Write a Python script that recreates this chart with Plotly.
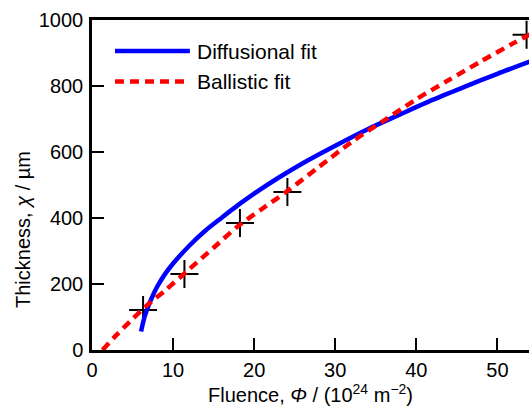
import plotly.graph_objects as go

# Measured data (crosses)
meas_phi = [6.3, 11.4, 18.25, 24.1, 53.6]
meas_chi = [121, 230, 385, 479, 955]

# Diffusional fit
diff_phi = [6.05, 6.5, 7.2, 8, 9, 10, 12, 14, 16, 18, 20, 23, 26, 30, 34, 38, 42, 46, 50, 54]
diff_chi = [56, 102, 148, 190, 230, 262, 316, 362, 401, 439, 474, 522, 566, 619, 669, 714, 758, 798, 837, 874]

# Ballistic fit
ball_phi = [1.3, 3, 5, 7, 9, 12, 15, 18, 21, 24, 28, 32, 36, 40, 44, 48, 52, 54]
ball_chi = [0, 45, 94, 140, 180, 245, 310, 375, 428, 480, 555, 630, 695, 760, 818, 875, 930, 956]

legend_names = ["Diffusional fit", "Ballistic fit"]

FONT = "Liberation Sans, Arial, sans-serif"

fig = go.Figure()
fig.add_trace(go.Scatter(x=meas_phi, y=meas_chi, mode="markers", name="Data",
                         marker=dict(symbol="cross-thin", size=20, line=dict(color="black", width=2)),
                         showlegend=False, cliponaxis=False))
fig.add_trace(go.Scatter(x=diff_phi, y=diff_chi, mode="lines", name=legend_names[0],
                         line=dict(color="#0000ff", width=4.5, shape="spline", smoothing=0.8),
                         showlegend=False))
fig.add_trace(go.Scatter(x=ball_phi, y=ball_chi, mode="lines", name=legend_names[1],
                         line=dict(color="#ff0000", width=4.5, dash="9px,6px", shape="spline", smoothing=0.8),
                         showlegend=False))

# Manual legend
fig.add_shape(type="line", xref="paper", yref="paper", x0=0.0526, x1=0.224, y0=0.906, y1=0.906,
              line=dict(color="#0000ff", width=4.5))
fig.add_shape(type="line", xref="paper", yref="paper", x0=0.0526, x1=0.224, y0=0.814, y1=0.814,
              line=dict(color="#ff0000", width=4.5, dash="9px,6px"))
fig.add_annotation(xref="paper", yref="paper", x=0.236, y=0.906, text=legend_names[0],
                   showarrow=False, xanchor="left", yanchor="middle", font=dict(size=21, color="black"))
fig.add_annotation(xref="paper", yref="paper", x=0.236, y=0.814, text=legend_names[1],
                   showarrow=False, xanchor="left", yanchor="middle", font=dict(size=21, color="black"))

# Y title as annotation (positioned like reference)
fig.add_annotation(xref="paper", yref="paper", x=(23 - 92) / 437, y=(350 - 230) / 330,
                   text="Thickness, <i>χ</i> / µm", textangle=-90, showarrow=False,
                   xanchor="center", yanchor="middle", font=dict(size=20, color="black"))

fig.update_layout(
    width=529, height=406,
    margin=dict(l=92, r=0, t=20, b=56),
    paper_bgcolor="white", plot_bgcolor="white",
    font=dict(family=FONT, size=20, color="black"),
    xaxis=dict(range=[0, 53.9], tickvals=[0, 10, 20, 30, 40, 50], ticks="inside", ticklen=12,
               tickwidth=2, tickcolor="black", showline=True, linewidth=2.5, linecolor="black",
               mirror=True, showgrid=False, zeroline=False, automargin=False,
               title=dict(text="Fluence, <i>Φ</i> / (10<sup>24</sup> m<sup>−2</sup>)", standoff=2,
                          font=dict(size=20))),
    yaxis=dict(range=[0, 1000], tickvals=[0, 200, 400, 600, 800, 1000], ticks="inside", ticklen=12,
               tickwidth=2, tickcolor="black", showline=True, linewidth=2.5, linecolor="black",
               showgrid=False, zeroline=False, ticklabelstandoff=2, automargin=False),
)

fig.write_html("out.html", config={"displayModeBar": False},
               post_script="document.body.style.margin='0';document.body.style.overflow='hidden';")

- - -

Make an exact copy of the listing above. Do not include the pictures.

Response to this exercise
Write a Python script that recreates this chart with Plotly.
import plotly.graph_objects as go

# Measured data (crosses)
meas_phi = [6.3, 11.4, 18.25, 24.1, 53.6]
meas_chi = [121, 230, 385, 479, 955]

# Diffusional fit
diff_phi = [6.05, 6.5, 7.2, 8, 9, 10, 12, 14, 16, 18, 20, 23, 26, 30, 34, 38, 42, 46, 50, 54]
diff_chi = [56, 102, 148, 190, 230, 262, 316, 362, 401, 439, 474, 522, 566, 619, 669, 714, 758, 798, 837, 874]

# Ballistic fit
ball_phi = [1.3, 3, 5, 7, 9, 12, 15, 18, 21, 24, 28, 32, 36, 40, 44, 48, 52, 54]
ball_chi = [0, 45, 94, 140, 180, 245, 310, 375, 428, 480, 555, 630, 695, 760, 818, 875, 930, 956]

legend_names = ["Diffusional fit", "Ballistic fit"]

FONT = "Liberation Sans, Arial, sans-serif"

fig = go.Figure()
fig.add_trace(go.Scatter(x=meas_phi, y=meas_chi, mode="markers", name="Data",
                         marker=dict(symbol="cross-thin", size=20, line=dict(color="black", width=2)),
                         showlegend=False, cliponaxis=False))
fig.add_trace(go.Scatter(x=diff_phi, y=diff_chi, mode="lines", name=legend_names[0],
                         line=dict(color="#0000ff", width=4.5, shape="spline", smoothing=0.8),
                         showlegend=False))
fig.add_trace(go.Scatter(x=ball_phi, y=ball_chi, mode="lines", name=legend_names[1],
                         line=dict(color="#ff0000", width=4.5, dash="9px,6px", shape="spline", smoothing=0.8),
                         showlegend=False))

# Manual legend
fig.add_shape(type="line", xref="paper", yref="paper", x0=0.0526, x1=0.224, y0=0.906, y1=0.906,
              line=dict(color="#0000ff", width=4.5))
fig.add_shape(type="line", xref="paper", yref="paper", x0=0.0526, x1=0.224, y0=0.814, y1=0.814,
              line=dict(color="#ff0000", width=4.5, dash="9px,6px"))
fig.add_annotation(xref="paper", yref="paper", x=0.236, y=0.906, text=legend_names[0],
                   showarrow=False, xanchor="left", yanchor="middle", font=dict(size=21, color="black"))
fig.add_annotation(xref="paper", yref="paper", x=0.236, y=0.814, text=legend_names[1],
                   showarrow=False, xanchor="left", yanchor="middle", font=dict(size=21, color="black"))

# Y title as annotation (positioned like reference)
fig.add_annotation(xref="paper", yref="paper", x=(23 - 92) / 437, y=(350 - 230) / 330,
                   text="Thickness, <i>χ</i> / µm", textangle=-90, showarrow=False,
                   xanchor="center", yanchor="middle", font=dict(size=20, color="black"))

fig.update_layout(
    width=529, height=406,
    margin=dict(l=92, r=0, t=20, b=56),
    paper_bgcolor="white", plot_bgcolor="white",
    font=dict(family=FONT, size=20, color="black"),
    xaxis=dict(range=[0, 53.9], tickvals=[0, 10, 20, 30, 40, 50], ticks="inside", ticklen=12,
               tickwidth=2, tickcolor="black", showline=True, linewidth=2.5, linecolor="black",
               mirror=True, showgrid=False, zeroline=False, automargin=False,
               title=dict(text="Fluence, <i>Φ</i> / (10<sup>24</sup> m<sup>−2</sup>)", standoff=2,
                          font=dict(size=20))),
    yaxis=dict(range=[0, 1000], tickvals=[0, 200, 400, 600, 800, 1000], ticks="inside", ticklen=12,
               tickwidth=2, tickcolor="black", showline=True, linewidth=2.5, linecolor="black",
               showgrid=False, zeroline=False, ticklabelstandoff=2, automargin=False),
)

fig.write_html("out.html", config={"displayModeBar": False},
               post_script="document.body.style.margin='0';document.body.style.overflow='hidden';")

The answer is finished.